Topic on Project:Support desk

Problem with Umlaut after Upgrade to MW_1.31.1

7
Summary by Alfredo1066

Filezilla must be forced to use utf8 as charset when communicating with server.

Alfredo1066 (talkcontribs)

Hi,

after upgrading from 1.26.3 to 1.31.1 links to files with umlauts in the filename are broken and I can't call up the file even though it is present in the images-directory.

When the link to that specific file is in a page whose name also contains an umlaut the page name is also distorted in the 404 error message. For example, an ü is shown as %C%BC.

My wiki's language is German, and the following are set in LocalSettings.php:

  • $wgShellLocale = "de_DE.utf8";
  • $wgLanguageCode = "de";

The following software is installed:

  • PHP: 7.2.10-he.0 (apache2handler)
  • MySQL: 5.6.37-82.2-log
  • ICU: 52.1

MW_1.26.3 ran with PHP 5.6 and everything worked fine.

Any ideas?

Bawolff (talkcontribs)

Its probably not relavent anymore, but older versions of php had lots of problems with this on windows, so is your server on windows?


> For example, an ü is shown as %C%BC.

This is very weird. %C3%BC is how to correctly encode a ü. I'm not sure how the 3 could be stripped. Maybe check your rewrite rules, and if you have any weird apache modules installed that do weird stuff.

If available, please post a link to your site.

Alfredo1066 (talkcontribs)

Thanks for your reply. No, the wiki is not on Windows, it runs on a unix-environment. The wiki is private, so unfortunately I can't post a link.

My feeling is that this is more of a problem with the database. In LocalSettings.php the following is set:

  • $wgDBprefix = "";
  • $wgDBTableOptions = "ENGINE=MyISAM, DEFAULT CHARSET=binary";
  • $wgDBmysql5 = false;

Collation in the database is binary except for the searchindex, where it is latin1_german2_ci.

As far as I know, latin1 is a subset of utf8, but could this inconsistency be the source of my troubles? And if so, how do I get about it?

Or is the engine (myisam) causing problems. As of MW_1.30 the default engine is now InnoDB. Should I change this too?

Bawolff (talkcontribs)

So changing the charset in a DB can cause encoding problem (Usually binary is the best, it doesn't really matter whether its binary or utf8 though, just if you convert between one or the other its easy to do it wrong and cause others. Normally though, if its a conversion isse though, usually its not quite what you describe, but would be the utf8 bytes being convertered to what the utf8 points for the latin1 code points equivalent, which isn't exactly what you describe.

But if you want to check things, you could maybe look at what img_name field in the image table and page_title in your page table in your db looks like to see if its correct.

My main guess would really be something in the webserver and/or some sort of proxy server issue.

MyISAM vs InnoDB shouldn't affect this.

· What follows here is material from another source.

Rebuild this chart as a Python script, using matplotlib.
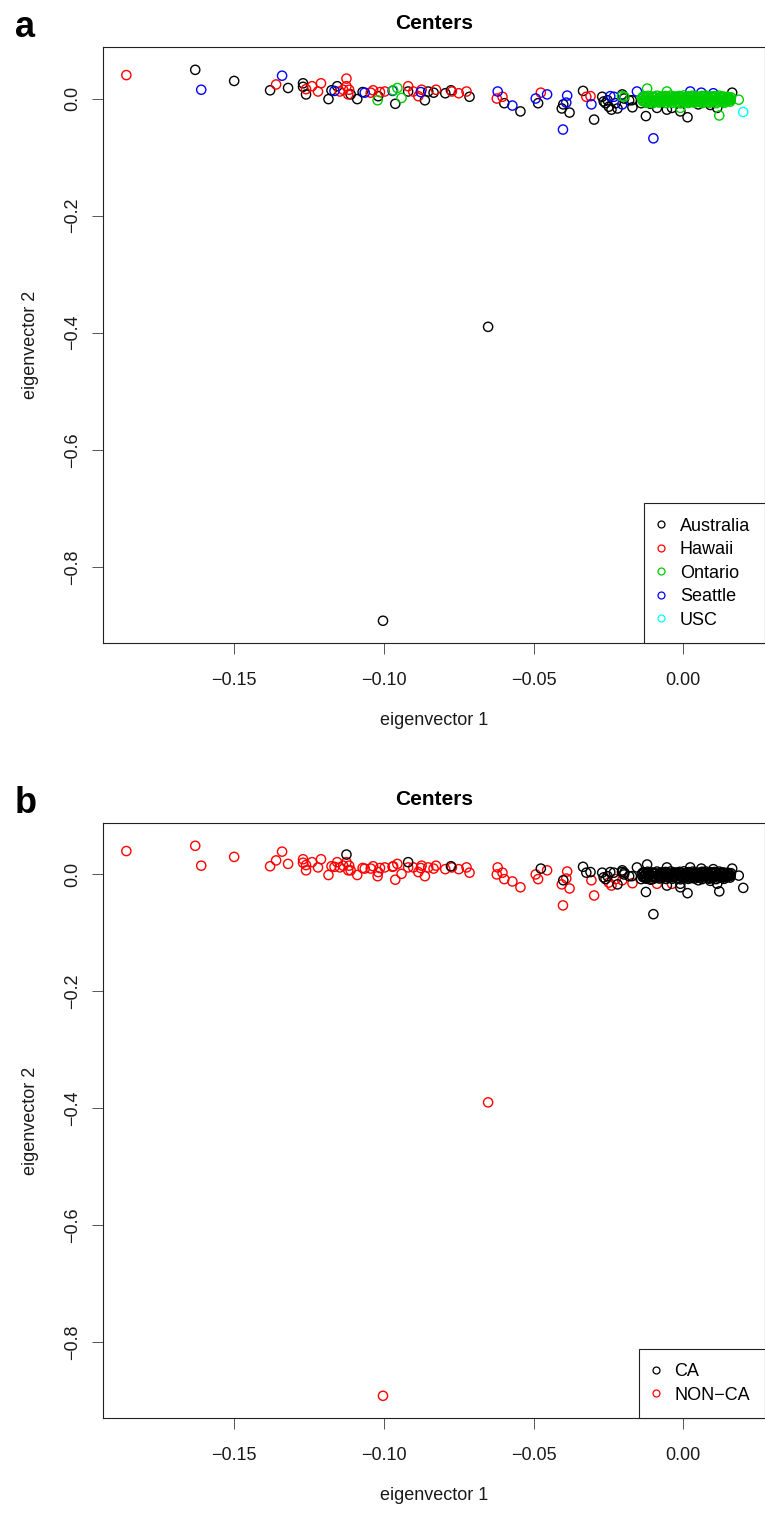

InnoDB is reccomended though. It has better performance under load, and its more reliable (If your computer looses power or whatever).

2001:16B8:10C2:3B00:39BB:A6CD:552A:AD56 (talkcontribs)

If the searchindex table is the only table, which is not binary, then adjusting this from latin1 to utf8 should be fairly simple:

  • You can TRUNCATE the table with this MySQL query: TRUNCATE searchindex;
  • Then convert the empty table to utf8: ALTER TABLE searchindex CONVERT TO CHARACTER SET utf8;
  • Finally run the maintenance script rebuildtextindex.php to fill it again.

(I think however that this should not influence the umlaut problem you are having.)

This post was hidden by 2001:16B8:1043:A900:DC3D:6FDA:B3D0:C503 (history)
Alfredo1066 (talkcontribs)

Thank you both for helping out.

It turned out that the problem arose because of Filezilla using the wrong charset. Once I forced Filezilla to use utf8 when communicating with my server (the wiki resides on a shared host), I was able to call up the file with the umlaut in its name. So, using utf8, I downloaded the whole of the image-directory of mw_1.26.3 and then uploaded all files into the new image-directory of mw_1.31.1.

I also cleaned the searchindex table by downloading it and then manually changing (notepad++) funny chars into umlauts. But, as you both suggested, this had no effect on the principal problem.

There is one weird behaviour still present: I get randomly logged out when editing. Initially I thought it related to the problem of this query, but not so.